[Recorded information]:
⁂

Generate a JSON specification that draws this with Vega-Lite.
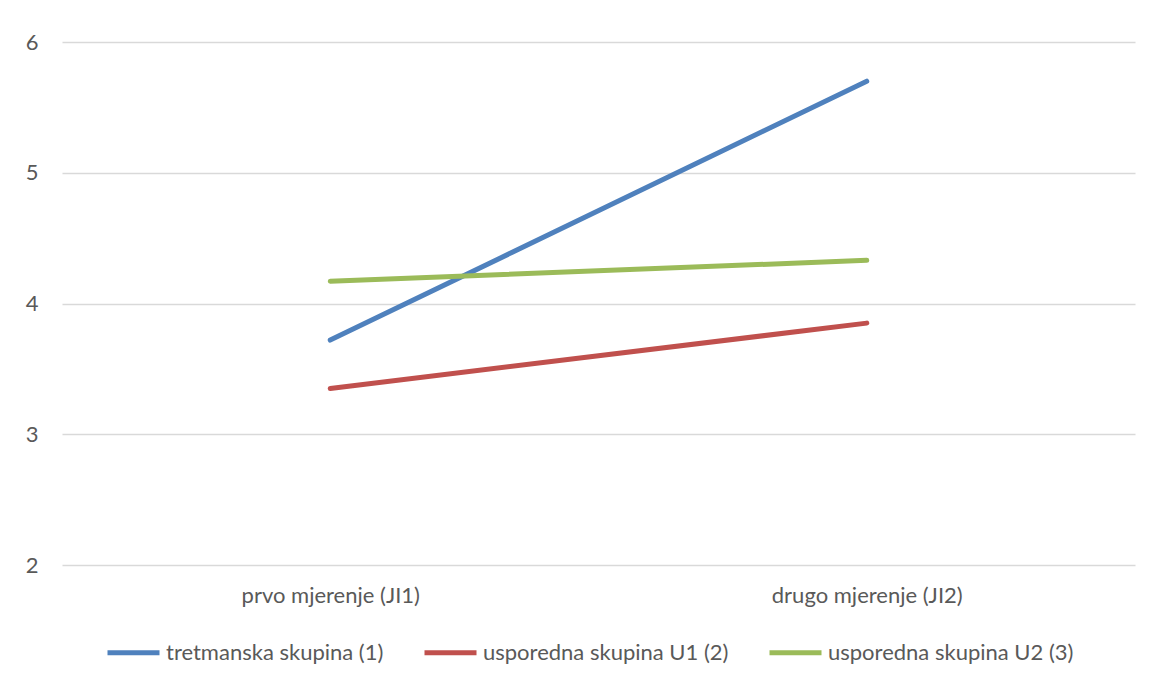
{
  "$schema": "https://vega.github.io/schema/vega-lite/v6.json",
  "autosize": {"type": "none"},
  "width": 1073,
  "height": 523,
  "padding": {"left": 62, "top": 42, "right": 14, "bottom": 117},
  "background": "white",
  "config": {
    "view": {"stroke": null},
    "font": "Lato",
    "axis": {"labelFont": "Lato", "labelColor": "#595959", "labelFontSize": 22, "labelLimit": 400}
  },
  "data": {
    "values": [
      {"mjerenje": "prvo mjerenje (JI1)", "skupina": "tretmanska skupina (1)", "vrijednost": 3.72},
      {"mjerenje": "drugo mjerenje (JI2)", "skupina": "tretmanska skupina (1)", "vrijednost": 5.70},
      {"mjerenje": "prvo mjerenje (JI1)", "skupina": "usporedna skupina U1 (2)", "vrijednost": 3.35},
      {"mjerenje": "drugo mjerenje (JI2)", "skupina": "usporedna skupina U1 (2)", "vrijednost": 3.85},
      {"mjerenje": "prvo mjerenje (JI1)", "skupina": "usporedna skupina U2 (3)", "vrijednost": 4.17},
      {"mjerenje": "drugo mjerenje (JI2)", "skupina": "usporedna skupina U2 (3)", "vrijednost": 4.33}
    ]
  },
  "mark": {"type": "line", "strokeWidth": 5, "strokeCap": "round"},
  "encoding": {
    "x": {
      "field": "mjerenje",
      "type": "nominal",
      "sort": ["prvo mjerenje (JI1)", "drugo mjerenje (JI2)"],
      "scale": {"type": "point", "padding": 0.5},
      "axis": {"title": null, "labelAngle": 0, "ticks": false, "domain": false, "grid": false, "labelPadding": 20, "labelLimit": 400}
    },
    "y": {
      "field": "vrijednost",
      "type": "quantitative",
      "scale": {"domain": [2, 6], "nice": false, "zero": false},
      "axis": {"title": null, "values": [2, 3, 4, 5, 6], "ticks": false, "domain": false, "grid": true, "gridColor": "#d9d9d9", "gridWidth": 1.3, "labelPadding": 24}
    },
    "color": {
      "field": "skupina",
      "type": "nominal",
      "sort": ["tretmanska skupina (1)", "usporedna skupina U1 (2)", "usporedna skupina U2 (3)"],
      "scale": {
        "domain": ["tretmanska skupina (1)", "usporedna skupina U1 (2)", "usporedna skupina U2 (3)"],
        "range": ["#4f81bd", "#c0504d", "#9bbb59"]
      },
      "legend": {
        "title": null,
        "orient": "none",
        "direction": "horizontal",
        "legendX": 43,
        "legendY": 582,
        "symbolType": "stroke",
        "symbolSize": 2704,
        "symbolStrokeWidth": 5,
        "labelFontSize": 22,
        "labelFont": "Lato",
        "labelColor": "#595959",
        "labelOffset": 4,
        "columnPadding": 30,
        "labelLimit": 400
      }
    }
  }
}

⁂

[Stated task]:
Using the data above, write out every line exactly, leaving the images behind.

[Exercise result]:
Generate a JSON specification that draws this with Vega-Lite.
{
  "$schema": "https://vega.github.io/schema/vega-lite/v6.json",
  "autosize": {"type": "none"},
  "width": 1073,
  "height": 523,
  "padding": {"left": 62, "top": 42, "right": 14, "bottom": 117},
  "background": "white",
  "config": {
    "view": {"stroke": null},
    "font": "Lato",
    "axis": {"labelFont": "Lato", "labelColor": "#595959", "labelFontSize": 22, "labelLimit": 400}
  },
  "data": {
    "values": [
      {"mjerenje": "prvo mjerenje (JI1)", "skupina": "tretmanska skupina (1)", "vrijednost": 3.72},
      {"mjerenje": "drugo mjerenje (JI2)", "skupina": "tretmanska skupina (1)", "vrijednost": 5.70},
      {"mjerenje": "prvo mjerenje (JI1)", "skupina": "usporedna skupina U1 (2)", "vrijednost": 3.35},
      {"mjerenje": "drugo mjerenje (JI2)", "skupina": "usporedna skupina U1 (2)", "vrijednost": 3.85},
      {"mjerenje": "prvo mjerenje (JI1)", "skupina": "usporedna skupina U2 (3)", "vrijednost": 4.17},
      {"mjerenje": "drugo mjerenje (JI2)", "skupina": "usporedna skupina U2 (3)", "vrijednost": 4.33}
    ]
  },
  "mark": {"type": "line", "strokeWidth": 5, "strokeCap": "round"},
  "encoding": {
    "x": {
      "field": "mjerenje",
      "type": "nominal",
      "sort": ["prvo mjerenje (JI1)", "drugo mjerenje (JI2)"],
      "scale": {"type": "point", "padding": 0.5},
      "axis": {"title": null, "labelAngle": 0, "ticks": false, "domain": false, "grid": false, "labelPadding": 20, "labelLimit": 400}
    },
    "y": {
      "field": "vrijednost",
      "type": "quantitative",
      "scale": {"domain": [2, 6], "nice": false, "zero": false},
      "axis": {"title": null, "values": [2, 3, 4, 5, 6], "ticks": false, "domain": false, "grid": true, "gridColor": "#d9d9d9", "gridWidth": 1.3, "labelPadding": 24}
    },
    "color": {
      "field": "skupina",
      "type": "nominal",
      "sort": ["tretmanska skupina (1)", "usporedna skupina U1 (2)", "usporedna skupina U2 (3)"],
      "scale": {
        "domain": ["tretmanska skupina (1)", "usporedna skupina U1 (2)", "usporedna skupina U2 (3)"],
        "range": ["#4f81bd", "#c0504d", "#9bbb59"]
      },
      "legend": {
        "title": null,
        "orient": "none",
        "direction": "horizontal",
        "legendX": 43,
        "legendY": 582,
        "symbolType": "stroke",
        "symbolSize": 2704,
        "symbolStrokeWidth": 5,
        "labelFontSize": 22,
        "labelFont": "Lato",
        "labelColor": "#595959",
        "labelOffset": 4,
        "columnPadding": 30,
        "labelLimit": 400
      }
    }
  }
}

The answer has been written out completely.